Si la Selección padecía la ausencia de consagraciones desde aquella lejana Copa América conquistada en 1993 en Ecuador, por estos días los sueños son mucho más modestos y propios de geografías futbolísticas de segundo y tercer orden, como llegar a Rusia 2018 de cualquiera manera.

Bajaron las exigencias de manera notable en el fútbol argentino. Bajaron tanto las exigencias que ya no se pide jugar bien como una plataforma para luego exigir otras cosas valiosas. Se reclama sin pausas y a los gritos que la Selección haga un gol. Aunque sea uno. Y no a Inglaterra, Alemania, Francia o Brasil. No, se reclamó que le hiciera uno a Uruguay, a Venezuela (el que anotó fue en contra), a Perú y dentro de unas horas a Ecuador. Un gol en medio del desierto, considerando que en 17 partidos de Eliminatorias solo convirtió 16 goles, configurando una marca lapidaria que revela la mediocridad de la Selección antes dirigida por Gerardo Martino, después por Edgardo Bauza y ahora por Jorge Sampaoli.

La realidad es que poco a poco la Selección se fue desintegrando. Solo sostuvieron parte de la estructura formal dos jugadores: Javier Mascherano y Lionel Messi. El resto, entraron y salieron. Cambios de protagonistas, cambios de entrenadores, cambios en AFA, cambios de escenarios y un desconcierto que desnaturaliza y quiebra los equilibrios más básicos.

Quedó ahí la Selección.
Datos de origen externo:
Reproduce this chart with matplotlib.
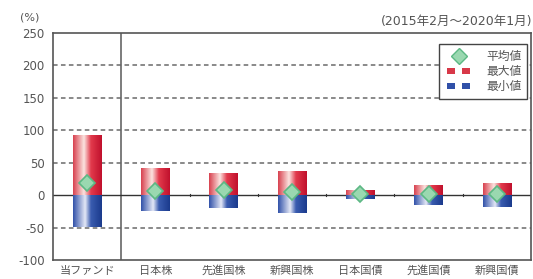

Envuelta por los retazos. Capturada por la desesperación. Y a merced de las pequeñeces. Como creer que jugando en La Bombonera se facilitaría una victoria casi decisiva sobre Perú, según la pobrísima y cortesana interpretación del titular de AFA, Claudio Tapia. No se le ganó a Perú con los latidos arrítmicos de La Bombonera. Y habrá que ganarle a Ecuador en los 2850 metros de altura de Quito.

Para ganar hay que hacer, de mínima, un gol. La persigue a la Selección esta falta de eficacia abrumadora. Con Messi postergando el rol de goleador extraordinario. No es un dato para pasarlo por alto. No es para relativizar esa observación de que Messi con la camiseta argentina juega de asistidor.

No, Messi no puede resignarse a meter pelotas filtradas o profundas para que otros acierten o despilfarren con torpezas que colman la paciencia. Messi tiene que hacer goles. Tiene que resolver él en el área rival.

Tiene que ser el mejor en la zona donde se encienden los partidos. Asistir es una parte. Significativa, pero no la esencial. La esencial es el gol propio. El gol que Messi no puede transferir.

Si se le van a quemar o no los papeles a la Selección en el estadio Atahualpa de Quito, si está más cerca o más lejos del derrumbe que del alivio, en definitiva forma parte de las intrigas que el fútbol de todos los tiempos siempre otorga. De lo que no quedan dudas es que el partido quedará instalado en la memoria. O en el olvido piadoso. Que también es memoria.